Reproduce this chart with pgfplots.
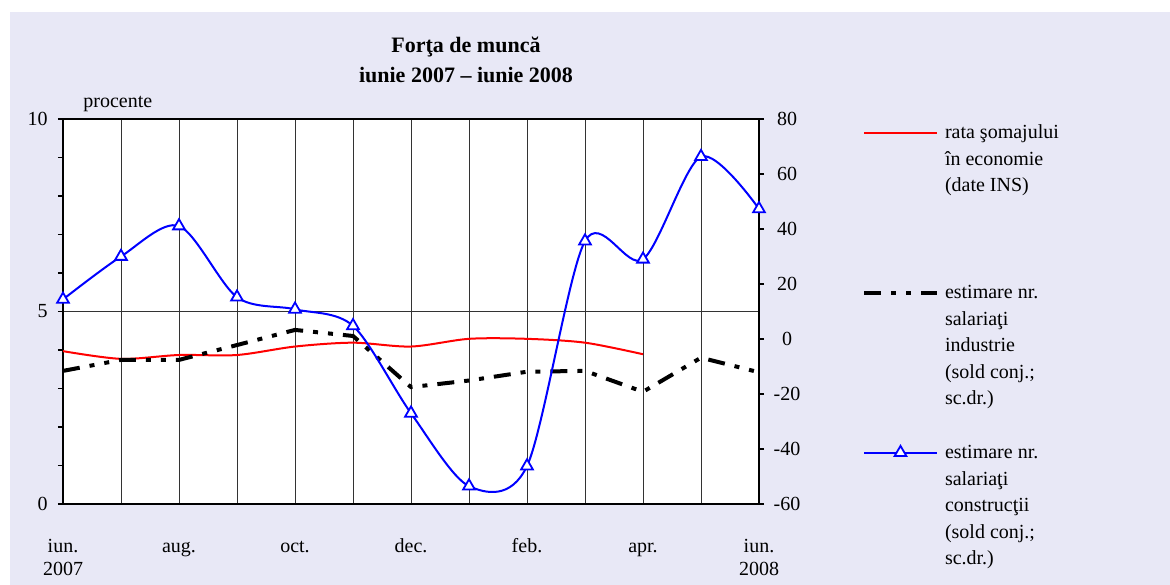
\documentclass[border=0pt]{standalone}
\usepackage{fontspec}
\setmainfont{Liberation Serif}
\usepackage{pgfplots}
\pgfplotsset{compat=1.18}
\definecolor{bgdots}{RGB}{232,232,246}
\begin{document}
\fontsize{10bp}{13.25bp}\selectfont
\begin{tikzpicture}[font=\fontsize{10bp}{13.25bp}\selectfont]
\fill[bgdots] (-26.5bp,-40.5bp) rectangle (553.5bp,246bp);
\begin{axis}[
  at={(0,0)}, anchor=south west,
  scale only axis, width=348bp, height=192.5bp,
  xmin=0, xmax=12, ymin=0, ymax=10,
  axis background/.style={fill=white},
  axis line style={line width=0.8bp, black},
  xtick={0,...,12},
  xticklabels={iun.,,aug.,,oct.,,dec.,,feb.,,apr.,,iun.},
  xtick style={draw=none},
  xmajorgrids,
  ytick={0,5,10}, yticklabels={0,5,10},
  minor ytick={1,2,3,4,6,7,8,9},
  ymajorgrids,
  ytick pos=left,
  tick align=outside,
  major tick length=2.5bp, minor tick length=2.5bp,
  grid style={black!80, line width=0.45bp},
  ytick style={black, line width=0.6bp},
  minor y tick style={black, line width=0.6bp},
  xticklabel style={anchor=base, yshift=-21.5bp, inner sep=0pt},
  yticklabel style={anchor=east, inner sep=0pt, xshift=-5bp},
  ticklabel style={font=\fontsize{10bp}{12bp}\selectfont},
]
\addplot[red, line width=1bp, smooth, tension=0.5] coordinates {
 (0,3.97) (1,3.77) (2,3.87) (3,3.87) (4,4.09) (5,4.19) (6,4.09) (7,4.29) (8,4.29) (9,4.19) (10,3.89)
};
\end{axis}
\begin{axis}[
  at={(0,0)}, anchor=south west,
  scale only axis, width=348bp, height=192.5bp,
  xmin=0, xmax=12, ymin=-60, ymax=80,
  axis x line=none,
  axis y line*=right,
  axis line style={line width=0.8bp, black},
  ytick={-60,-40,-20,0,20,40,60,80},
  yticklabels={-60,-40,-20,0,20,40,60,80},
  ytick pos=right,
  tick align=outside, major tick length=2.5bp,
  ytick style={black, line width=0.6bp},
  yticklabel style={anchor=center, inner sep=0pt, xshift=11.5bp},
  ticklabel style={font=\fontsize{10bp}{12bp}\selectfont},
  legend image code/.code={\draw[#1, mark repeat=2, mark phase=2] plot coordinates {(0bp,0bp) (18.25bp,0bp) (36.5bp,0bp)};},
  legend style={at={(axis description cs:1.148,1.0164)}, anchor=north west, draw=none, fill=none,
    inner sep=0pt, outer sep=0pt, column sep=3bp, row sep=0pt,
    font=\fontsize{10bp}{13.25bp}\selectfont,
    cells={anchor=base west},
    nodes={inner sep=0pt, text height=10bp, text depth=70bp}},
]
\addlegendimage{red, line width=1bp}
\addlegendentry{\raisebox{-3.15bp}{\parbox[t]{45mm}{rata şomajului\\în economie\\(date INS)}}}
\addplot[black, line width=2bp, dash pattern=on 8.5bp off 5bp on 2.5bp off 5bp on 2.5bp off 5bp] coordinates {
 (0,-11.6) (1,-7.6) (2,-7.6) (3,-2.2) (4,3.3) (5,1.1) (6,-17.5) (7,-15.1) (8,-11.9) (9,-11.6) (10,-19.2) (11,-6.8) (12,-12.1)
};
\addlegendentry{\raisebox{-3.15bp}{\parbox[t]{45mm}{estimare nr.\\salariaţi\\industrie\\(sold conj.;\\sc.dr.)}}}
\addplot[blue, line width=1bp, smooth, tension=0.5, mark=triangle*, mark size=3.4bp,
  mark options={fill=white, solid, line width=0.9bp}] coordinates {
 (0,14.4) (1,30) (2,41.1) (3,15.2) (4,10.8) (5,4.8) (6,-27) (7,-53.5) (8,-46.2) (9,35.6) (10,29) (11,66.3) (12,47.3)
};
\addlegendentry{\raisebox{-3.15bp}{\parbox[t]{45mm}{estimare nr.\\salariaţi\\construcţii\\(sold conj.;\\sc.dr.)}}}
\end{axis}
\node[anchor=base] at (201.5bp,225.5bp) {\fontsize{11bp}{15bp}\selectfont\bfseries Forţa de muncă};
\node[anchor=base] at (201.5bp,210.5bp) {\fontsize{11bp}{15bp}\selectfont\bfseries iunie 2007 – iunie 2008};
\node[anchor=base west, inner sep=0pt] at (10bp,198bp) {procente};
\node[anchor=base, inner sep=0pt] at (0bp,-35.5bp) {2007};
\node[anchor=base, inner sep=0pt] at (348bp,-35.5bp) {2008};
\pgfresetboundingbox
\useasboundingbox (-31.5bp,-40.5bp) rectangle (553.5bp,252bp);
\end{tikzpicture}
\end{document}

What to produce:
Return to the listing above and set it down exactly, leaving out its pictures.

Solution to the exercise:
Reproduce this chart with pgfplots.
\documentclass[border=0pt]{standalone}
\usepackage{fontspec}
\setmainfont{Liberation Serif}
\usepackage{pgfplots}
\pgfplotsset{compat=1.18}
\definecolor{bgdots}{RGB}{232,232,246}
\begin{document}
\fontsize{10bp}{13.25bp}\selectfont
\begin{tikzpicture}[font=\fontsize{10bp}{13.25bp}\selectfont]
\fill[bgdots] (-26.5bp,-40.5bp) rectangle (553.5bp,246bp);
\begin{axis}[
  at={(0,0)}, anchor=south west,
  scale only axis, width=348bp, height=192.5bp,
  xmin=0, xmax=12, ymin=0, ymax=10,
  axis background/.style={fill=white},
  axis line style={line width=0.8bp, black},
  xtick={0,...,12},
  xticklabels={iun.,,aug.,,oct.,,dec.,,feb.,,apr.,,iun.},
  xtick style={draw=none},
  xmajorgrids,
  ytick={0,5,10}, yticklabels={0,5,10},
  minor ytick={1,2,3,4,6,7,8,9},
  ymajorgrids,
  ytick pos=left,
  tick align=outside,
  major tick length=2.5bp, minor tick length=2.5bp,
  grid style={black!80, line width=0.45bp},
  ytick style={black, line width=0.6bp},
  minor y tick style={black, line width=0.6bp},
  xticklabel style={anchor=base, yshift=-21.5bp, inner sep=0pt},
  yticklabel style={anchor=east, inner sep=0pt, xshift=-5bp},
  ticklabel style={font=\fontsize{10bp}{12bp}\selectfont},
]
\addplot[red, line width=1bp, smooth, tension=0.5] coordinates {
 (0,3.97) (1,3.77) (2,3.87) (3,3.87) (4,4.09) (5,4.19) (6,4.09) (7,4.29) (8,4.29) (9,4.19) (10,3.89)
};
\end{axis}
\begin{axis}[
  at={(0,0)}, anchor=south west,
  scale only axis, width=348bp, height=192.5bp,
  xmin=0, xmax=12, ymin=-60, ymax=80,
  axis x line=none,
  axis y line*=right,
  axis line style={line width=0.8bp, black},
  ytick={-60,-40,-20,0,20,40,60,80},
  yticklabels={-60,-40,-20,0,20,40,60,80},
  ytick pos=right,
  tick align=outside, major tick length=2.5bp,
  ytick style={black, line width=0.6bp},
  yticklabel style={anchor=center, inner sep=0pt, xshift=11.5bp},
  ticklabel style={font=\fontsize{10bp}{12bp}\selectfont},
  legend image code/.code={\draw[#1, mark repeat=2, mark phase=2] plot coordinates {(0bp,0bp) (18.25bp,0bp) (36.5bp,0bp)};},
  legend style={at={(axis description cs:1.148,1.0164)}, anchor=north west, draw=none, fill=none,
    inner sep=0pt, outer sep=0pt, column sep=3bp, row sep=0pt,
    font=\fontsize{10bp}{13.25bp}\selectfont,
    cells={anchor=base west},
    nodes={inner sep=0pt, text height=10bp, text depth=70bp}},
]
\addlegendimage{red, line width=1bp}
\addlegendentry{\raisebox{-3.15bp}{\parbox[t]{45mm}{rata şomajului\\în economie\\(date INS)}}}
\addplot[black, line width=2bp, dash pattern=on 8.5bp off 5bp on 2.5bp off 5bp on 2.5bp off 5bp] coordinates {
 (0,-11.6) (1,-7.6) (2,-7.6) (3,-2.2) (4,3.3) (5,1.1) (6,-17.5) (7,-15.1) (8,-11.9) (9,-11.6) (10,-19.2) (11,-6.8) (12,-12.1)
};
\addlegendentry{\raisebox{-3.15bp}{\parbox[t]{45mm}{estimare nr.\\salariaţi\\industrie\\(sold conj.;\\sc.dr.)}}}
\addplot[blue, line width=1bp, smooth, tension=0.5, mark=triangle*, mark size=3.4bp,
  mark options={fill=white, solid, line width=0.9bp}] coordinates {
 (0,14.4) (1,30) (2,41.1) (3,15.2) (4,10.8) (5,4.8) (6,-27) (7,-53.5) (8,-46.2) (9,35.6) (10,29) (11,66.3) (12,47.3)
};
\addlegendentry{\raisebox{-3.15bp}{\parbox[t]{45mm}{estimare nr.\\salariaţi\\construcţii\\(sold conj.;\\sc.dr.)}}}
\end{axis}
\node[anchor=base] at (201.5bp,225.5bp) {\fontsize{11bp}{15bp}\selectfont\bfseries Forţa de muncă};
\node[anchor=base] at (201.5bp,210.5bp) {\fontsize{11bp}{15bp}\selectfont\bfseries iunie 2007 – iunie 2008};
\node[anchor=base west, inner sep=0pt] at (10bp,198bp) {procente};
\node[anchor=base, inner sep=0pt] at (0bp,-35.5bp) {2007};
\node[anchor=base, inner sep=0pt] at (348bp,-35.5bp) {2008};
\pgfresetboundingbox
\useasboundingbox (-31.5bp,-40.5bp) rectangle (553.5bp,252bp);
\end{tikzpicture}
\end{document}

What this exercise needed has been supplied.